-- Begin Source excerpt --

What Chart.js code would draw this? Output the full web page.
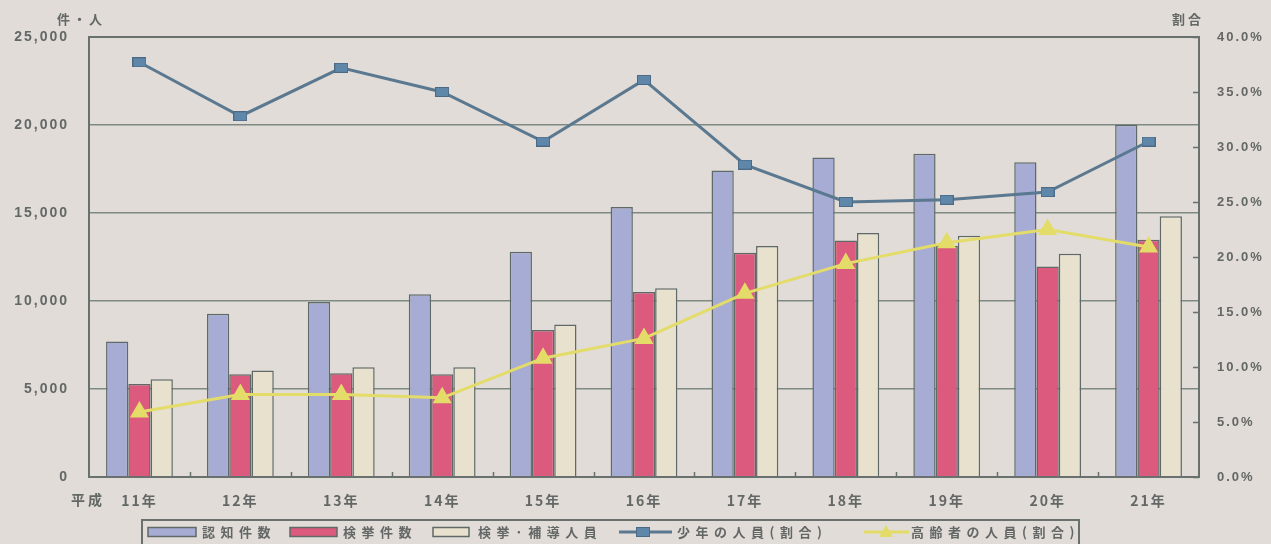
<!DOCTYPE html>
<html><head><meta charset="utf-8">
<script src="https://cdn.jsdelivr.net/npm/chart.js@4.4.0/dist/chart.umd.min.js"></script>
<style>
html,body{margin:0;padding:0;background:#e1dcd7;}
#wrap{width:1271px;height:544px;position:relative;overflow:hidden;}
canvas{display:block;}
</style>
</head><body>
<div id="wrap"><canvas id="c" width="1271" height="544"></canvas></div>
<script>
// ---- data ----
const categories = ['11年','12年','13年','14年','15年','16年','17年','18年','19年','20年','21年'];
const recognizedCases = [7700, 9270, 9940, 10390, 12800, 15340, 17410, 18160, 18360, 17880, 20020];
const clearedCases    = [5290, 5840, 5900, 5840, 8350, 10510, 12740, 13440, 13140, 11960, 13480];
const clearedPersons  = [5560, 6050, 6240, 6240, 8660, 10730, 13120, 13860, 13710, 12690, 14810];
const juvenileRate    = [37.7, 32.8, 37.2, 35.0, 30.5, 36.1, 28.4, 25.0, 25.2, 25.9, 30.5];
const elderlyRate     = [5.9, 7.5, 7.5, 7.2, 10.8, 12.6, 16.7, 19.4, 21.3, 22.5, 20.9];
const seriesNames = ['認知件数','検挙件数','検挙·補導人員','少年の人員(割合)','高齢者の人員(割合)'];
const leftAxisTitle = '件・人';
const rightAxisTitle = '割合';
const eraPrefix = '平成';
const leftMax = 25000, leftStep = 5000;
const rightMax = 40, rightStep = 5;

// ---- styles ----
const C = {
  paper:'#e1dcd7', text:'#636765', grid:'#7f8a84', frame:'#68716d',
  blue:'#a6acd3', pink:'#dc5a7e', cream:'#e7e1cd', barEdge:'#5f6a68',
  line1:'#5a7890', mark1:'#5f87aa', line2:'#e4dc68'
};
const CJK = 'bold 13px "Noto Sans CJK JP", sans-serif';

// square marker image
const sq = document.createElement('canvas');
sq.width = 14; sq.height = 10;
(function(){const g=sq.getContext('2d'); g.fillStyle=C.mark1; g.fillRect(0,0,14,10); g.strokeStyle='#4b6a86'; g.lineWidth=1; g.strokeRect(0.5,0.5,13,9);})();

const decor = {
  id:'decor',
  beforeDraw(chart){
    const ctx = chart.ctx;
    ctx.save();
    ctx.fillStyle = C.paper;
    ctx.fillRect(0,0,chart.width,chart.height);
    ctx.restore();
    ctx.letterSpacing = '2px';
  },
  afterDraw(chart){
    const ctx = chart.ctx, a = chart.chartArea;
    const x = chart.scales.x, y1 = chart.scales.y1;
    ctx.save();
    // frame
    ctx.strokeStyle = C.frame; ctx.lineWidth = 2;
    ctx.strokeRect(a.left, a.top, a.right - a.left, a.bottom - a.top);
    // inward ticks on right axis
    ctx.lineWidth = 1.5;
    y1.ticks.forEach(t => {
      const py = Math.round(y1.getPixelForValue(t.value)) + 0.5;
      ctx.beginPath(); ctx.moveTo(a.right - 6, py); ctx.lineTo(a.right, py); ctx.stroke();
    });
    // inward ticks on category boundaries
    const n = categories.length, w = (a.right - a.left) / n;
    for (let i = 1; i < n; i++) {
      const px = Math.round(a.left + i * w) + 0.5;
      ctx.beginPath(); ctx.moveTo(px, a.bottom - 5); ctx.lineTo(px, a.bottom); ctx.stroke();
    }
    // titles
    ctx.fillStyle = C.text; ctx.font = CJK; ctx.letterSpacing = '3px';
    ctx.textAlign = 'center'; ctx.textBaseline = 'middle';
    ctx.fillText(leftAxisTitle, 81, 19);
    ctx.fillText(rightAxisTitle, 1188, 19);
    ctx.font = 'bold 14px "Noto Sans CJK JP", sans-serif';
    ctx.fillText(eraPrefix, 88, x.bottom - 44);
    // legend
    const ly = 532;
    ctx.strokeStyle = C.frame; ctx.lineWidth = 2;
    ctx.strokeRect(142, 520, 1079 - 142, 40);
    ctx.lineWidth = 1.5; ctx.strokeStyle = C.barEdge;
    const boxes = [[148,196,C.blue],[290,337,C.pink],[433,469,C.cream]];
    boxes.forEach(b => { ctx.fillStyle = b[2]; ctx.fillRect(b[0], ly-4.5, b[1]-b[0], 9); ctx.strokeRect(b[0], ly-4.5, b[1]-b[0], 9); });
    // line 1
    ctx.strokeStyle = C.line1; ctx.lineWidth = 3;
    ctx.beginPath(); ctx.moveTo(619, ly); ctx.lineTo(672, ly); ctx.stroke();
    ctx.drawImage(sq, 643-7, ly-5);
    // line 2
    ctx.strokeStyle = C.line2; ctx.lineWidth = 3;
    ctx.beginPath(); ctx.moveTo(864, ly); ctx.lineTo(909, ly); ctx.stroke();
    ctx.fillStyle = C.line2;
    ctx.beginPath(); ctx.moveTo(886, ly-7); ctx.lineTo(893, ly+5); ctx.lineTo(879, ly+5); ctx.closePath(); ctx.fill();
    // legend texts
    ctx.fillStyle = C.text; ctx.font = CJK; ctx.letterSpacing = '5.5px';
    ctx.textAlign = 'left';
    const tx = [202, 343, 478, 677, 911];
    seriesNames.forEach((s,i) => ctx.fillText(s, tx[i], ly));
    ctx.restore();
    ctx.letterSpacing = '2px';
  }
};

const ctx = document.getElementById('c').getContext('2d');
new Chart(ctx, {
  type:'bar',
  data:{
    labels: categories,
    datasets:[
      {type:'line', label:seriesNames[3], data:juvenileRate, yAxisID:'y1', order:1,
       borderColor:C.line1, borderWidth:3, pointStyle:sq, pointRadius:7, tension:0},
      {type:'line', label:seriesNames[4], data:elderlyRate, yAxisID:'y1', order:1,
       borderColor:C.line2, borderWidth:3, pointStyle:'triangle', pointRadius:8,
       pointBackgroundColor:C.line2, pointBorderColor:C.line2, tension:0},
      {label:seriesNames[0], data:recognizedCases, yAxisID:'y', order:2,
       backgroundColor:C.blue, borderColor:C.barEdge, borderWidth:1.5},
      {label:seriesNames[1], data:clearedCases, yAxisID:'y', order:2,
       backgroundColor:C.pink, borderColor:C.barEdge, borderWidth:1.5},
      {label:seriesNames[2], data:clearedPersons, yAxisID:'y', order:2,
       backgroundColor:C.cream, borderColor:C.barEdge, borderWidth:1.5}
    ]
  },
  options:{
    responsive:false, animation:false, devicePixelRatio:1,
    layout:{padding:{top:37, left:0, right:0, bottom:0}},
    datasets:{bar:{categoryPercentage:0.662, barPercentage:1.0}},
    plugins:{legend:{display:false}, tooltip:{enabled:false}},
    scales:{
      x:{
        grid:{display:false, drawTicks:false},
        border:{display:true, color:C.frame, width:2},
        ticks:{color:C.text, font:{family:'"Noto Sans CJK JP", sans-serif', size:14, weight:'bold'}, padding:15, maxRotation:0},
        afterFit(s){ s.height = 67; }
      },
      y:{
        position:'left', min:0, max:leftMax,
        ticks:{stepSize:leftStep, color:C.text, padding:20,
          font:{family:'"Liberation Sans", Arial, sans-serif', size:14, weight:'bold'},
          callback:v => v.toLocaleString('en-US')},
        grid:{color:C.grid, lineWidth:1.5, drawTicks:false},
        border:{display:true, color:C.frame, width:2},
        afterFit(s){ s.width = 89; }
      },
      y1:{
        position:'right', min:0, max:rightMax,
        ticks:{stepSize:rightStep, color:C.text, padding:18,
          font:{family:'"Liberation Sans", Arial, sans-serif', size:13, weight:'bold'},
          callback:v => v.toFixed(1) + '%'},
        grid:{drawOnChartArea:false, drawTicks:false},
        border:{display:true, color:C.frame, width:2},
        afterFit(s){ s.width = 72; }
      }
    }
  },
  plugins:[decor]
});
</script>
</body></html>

-- End Source excerpt --

▸ **Written request**
Output exactly the span of lines from the top of the listing through the line holding "const rightMax = 40, rightStep = 5;", and leave every picture out.

▸ **Complete response**
What Chart.js code would draw this? Output the full web page.
<!DOCTYPE html>
<html><head><meta charset="utf-8">
<script src="https://cdn.jsdelivr.net/npm/chart.js@4.4.0/dist/chart.umd.min.js"></script>
<style>
html,body{margin:0;padding:0;background:#e1dcd7;}
#wrap{width:1271px;height:544px;position:relative;overflow:hidden;}
canvas{display:block;}
</style>
</head><body>
<div id="wrap"><canvas id="c" width="1271" height="544"></canvas></div>
<script>
// ---- data ----
const categories = ['11年','12年','13年','14年','15年','16年','17年','18年','19年','20年','21年'];
const recognizedCases = [7700, 9270, 9940, 10390, 12800, 15340, 17410, 18160, 18360, 17880, 20020];
const clearedCases    = [5290, 5840, 5900, 5840, 8350, 10510, 12740, 13440, 13140, 11960, 13480];
const clearedPersons  = [5560, 6050, 6240, 6240, 8660, 10730, 13120, 13860, 13710, 12690, 14810];
const juvenileRate    = [37.7, 32.8, 37.2, 35.0, 30.5, 36.1, 28.4, 25.0, 25.2, 25.9, 30.5];
const elderlyRate     = [5.9, 7.5, 7.5, 7.2, 10.8, 12.6, 16.7, 19.4, 21.3, 22.5, 20.9];
const seriesNames = ['認知件数','検挙件数','検挙·補導人員','少年の人員(割合)','高齢者の人員(割合)'];
const leftAxisTitle = '件・人';
const rightAxisTitle = '割合';
const eraPrefix = '平成';
const leftMax = 25000, leftStep = 5000;
const rightMax = 40, rightStep = 5;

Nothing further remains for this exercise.